■ WHAT TO WORK ON: Copy all lines in which the word "this" can be found.

======== DATA PROVIDED ========

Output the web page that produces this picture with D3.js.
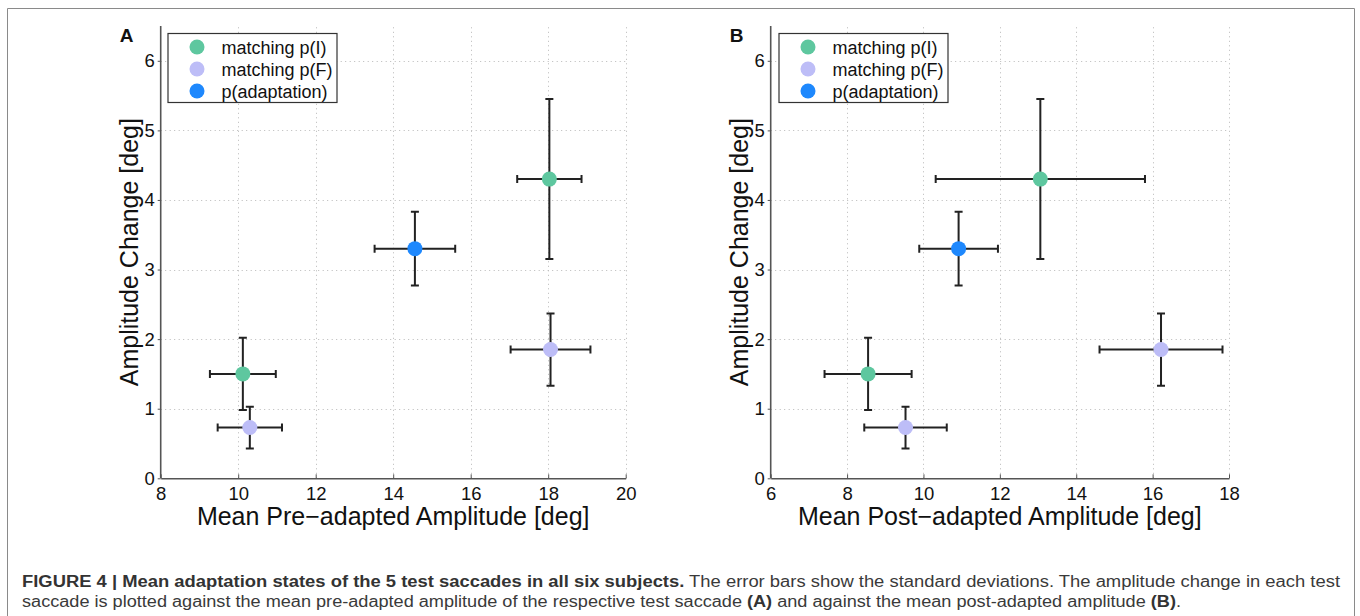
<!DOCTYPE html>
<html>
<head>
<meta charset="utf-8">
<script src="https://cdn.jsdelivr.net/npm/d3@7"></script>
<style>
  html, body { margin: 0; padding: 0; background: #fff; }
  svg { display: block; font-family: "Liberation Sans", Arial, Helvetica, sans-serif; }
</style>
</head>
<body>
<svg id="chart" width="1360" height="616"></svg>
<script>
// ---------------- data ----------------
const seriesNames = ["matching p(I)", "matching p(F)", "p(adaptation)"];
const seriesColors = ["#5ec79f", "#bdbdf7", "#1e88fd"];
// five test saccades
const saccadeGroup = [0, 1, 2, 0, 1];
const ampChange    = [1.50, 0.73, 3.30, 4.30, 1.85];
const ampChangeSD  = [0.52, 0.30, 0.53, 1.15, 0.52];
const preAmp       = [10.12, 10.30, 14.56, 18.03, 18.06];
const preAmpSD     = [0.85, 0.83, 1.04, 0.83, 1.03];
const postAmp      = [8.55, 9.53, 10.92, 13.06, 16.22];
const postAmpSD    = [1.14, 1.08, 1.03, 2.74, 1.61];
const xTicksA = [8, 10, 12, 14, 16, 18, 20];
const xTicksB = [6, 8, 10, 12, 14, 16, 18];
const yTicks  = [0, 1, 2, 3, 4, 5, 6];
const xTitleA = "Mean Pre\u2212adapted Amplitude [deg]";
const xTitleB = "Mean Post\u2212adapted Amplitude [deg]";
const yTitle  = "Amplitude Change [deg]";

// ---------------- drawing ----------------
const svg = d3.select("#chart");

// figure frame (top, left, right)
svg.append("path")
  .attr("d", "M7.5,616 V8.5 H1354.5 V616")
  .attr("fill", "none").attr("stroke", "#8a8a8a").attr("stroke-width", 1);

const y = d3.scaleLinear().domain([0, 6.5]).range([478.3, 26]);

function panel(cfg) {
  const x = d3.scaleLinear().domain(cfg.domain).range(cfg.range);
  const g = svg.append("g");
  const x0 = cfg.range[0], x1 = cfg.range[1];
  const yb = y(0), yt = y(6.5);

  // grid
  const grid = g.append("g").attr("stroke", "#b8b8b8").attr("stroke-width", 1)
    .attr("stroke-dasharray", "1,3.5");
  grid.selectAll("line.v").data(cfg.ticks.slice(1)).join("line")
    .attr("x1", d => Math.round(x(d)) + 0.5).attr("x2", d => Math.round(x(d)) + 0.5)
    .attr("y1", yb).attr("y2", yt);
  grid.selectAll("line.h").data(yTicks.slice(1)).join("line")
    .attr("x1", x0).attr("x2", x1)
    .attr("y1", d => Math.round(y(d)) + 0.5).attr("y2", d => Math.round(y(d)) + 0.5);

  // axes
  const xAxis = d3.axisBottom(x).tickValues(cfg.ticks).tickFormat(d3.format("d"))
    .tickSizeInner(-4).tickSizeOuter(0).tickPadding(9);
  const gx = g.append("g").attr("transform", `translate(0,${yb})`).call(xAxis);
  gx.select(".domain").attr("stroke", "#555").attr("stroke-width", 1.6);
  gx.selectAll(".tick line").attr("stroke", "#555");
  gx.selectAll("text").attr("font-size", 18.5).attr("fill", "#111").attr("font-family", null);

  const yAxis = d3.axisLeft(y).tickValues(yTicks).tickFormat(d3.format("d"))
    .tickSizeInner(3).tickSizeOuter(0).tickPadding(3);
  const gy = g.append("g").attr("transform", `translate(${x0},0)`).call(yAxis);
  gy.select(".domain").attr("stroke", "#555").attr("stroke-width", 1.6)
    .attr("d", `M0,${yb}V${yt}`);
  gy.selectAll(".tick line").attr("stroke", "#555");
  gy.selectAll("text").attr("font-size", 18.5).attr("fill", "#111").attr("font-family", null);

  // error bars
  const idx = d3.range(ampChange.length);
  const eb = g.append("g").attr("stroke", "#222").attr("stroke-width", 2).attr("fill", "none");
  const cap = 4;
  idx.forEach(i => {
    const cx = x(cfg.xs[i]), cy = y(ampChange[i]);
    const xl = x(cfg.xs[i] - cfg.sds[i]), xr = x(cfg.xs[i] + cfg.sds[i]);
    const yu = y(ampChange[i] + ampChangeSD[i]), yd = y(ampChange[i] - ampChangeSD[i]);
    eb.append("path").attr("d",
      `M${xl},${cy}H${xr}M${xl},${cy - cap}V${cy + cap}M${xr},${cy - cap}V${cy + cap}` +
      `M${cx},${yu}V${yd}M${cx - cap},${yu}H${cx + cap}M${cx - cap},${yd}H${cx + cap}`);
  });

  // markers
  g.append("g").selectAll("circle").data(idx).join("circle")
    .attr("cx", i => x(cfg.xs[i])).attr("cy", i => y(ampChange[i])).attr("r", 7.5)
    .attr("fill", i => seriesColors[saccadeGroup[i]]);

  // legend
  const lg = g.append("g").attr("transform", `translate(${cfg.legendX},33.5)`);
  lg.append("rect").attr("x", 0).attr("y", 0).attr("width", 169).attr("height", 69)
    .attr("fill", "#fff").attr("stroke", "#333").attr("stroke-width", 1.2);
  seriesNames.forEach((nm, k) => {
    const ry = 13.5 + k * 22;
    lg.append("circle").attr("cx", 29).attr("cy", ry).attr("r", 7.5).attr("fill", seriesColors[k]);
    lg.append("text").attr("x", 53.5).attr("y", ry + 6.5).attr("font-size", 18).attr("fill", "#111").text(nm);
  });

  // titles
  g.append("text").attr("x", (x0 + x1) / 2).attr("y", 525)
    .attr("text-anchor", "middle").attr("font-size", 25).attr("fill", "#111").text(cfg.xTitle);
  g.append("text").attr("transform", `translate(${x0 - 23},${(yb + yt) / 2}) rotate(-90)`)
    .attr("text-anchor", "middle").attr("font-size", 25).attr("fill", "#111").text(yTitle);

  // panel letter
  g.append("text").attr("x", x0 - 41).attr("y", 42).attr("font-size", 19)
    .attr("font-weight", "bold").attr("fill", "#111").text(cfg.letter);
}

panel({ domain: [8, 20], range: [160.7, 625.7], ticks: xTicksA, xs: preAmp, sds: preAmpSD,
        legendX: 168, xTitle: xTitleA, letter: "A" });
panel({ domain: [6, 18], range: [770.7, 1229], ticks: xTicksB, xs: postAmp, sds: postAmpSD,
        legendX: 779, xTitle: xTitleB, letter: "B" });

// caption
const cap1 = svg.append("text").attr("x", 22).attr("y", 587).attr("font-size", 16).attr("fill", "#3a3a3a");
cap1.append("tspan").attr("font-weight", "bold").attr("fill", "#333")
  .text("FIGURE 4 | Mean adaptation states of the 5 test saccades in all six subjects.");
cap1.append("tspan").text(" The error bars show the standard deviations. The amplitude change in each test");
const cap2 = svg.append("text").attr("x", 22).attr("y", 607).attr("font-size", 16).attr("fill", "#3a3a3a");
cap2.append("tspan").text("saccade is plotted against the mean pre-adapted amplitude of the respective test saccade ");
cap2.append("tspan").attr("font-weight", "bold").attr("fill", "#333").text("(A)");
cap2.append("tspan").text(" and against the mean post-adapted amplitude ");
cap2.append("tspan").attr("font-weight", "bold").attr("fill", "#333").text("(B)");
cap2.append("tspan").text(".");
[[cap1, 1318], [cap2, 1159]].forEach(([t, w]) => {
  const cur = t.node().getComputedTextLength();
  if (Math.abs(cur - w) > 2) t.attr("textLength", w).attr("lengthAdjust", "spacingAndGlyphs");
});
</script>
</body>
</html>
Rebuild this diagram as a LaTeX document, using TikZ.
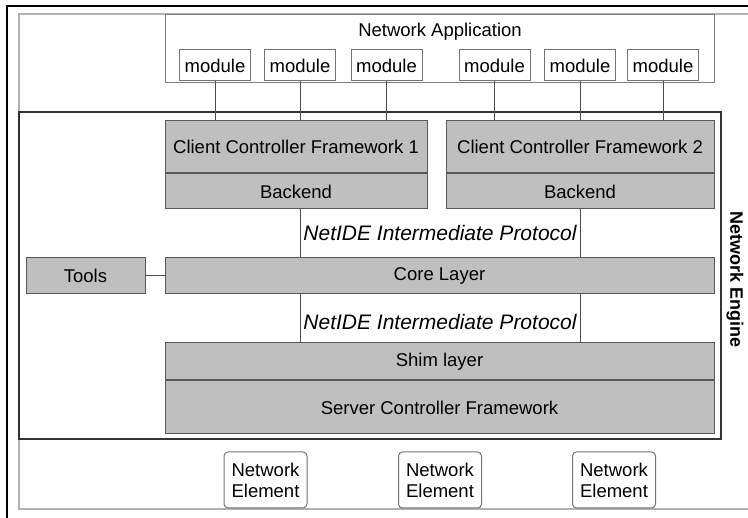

========

■ EXERCISE ANSWER:
Output the web page that produces this picture with D3.js.
Rebuild this diagram as a LaTeX document, using TikZ.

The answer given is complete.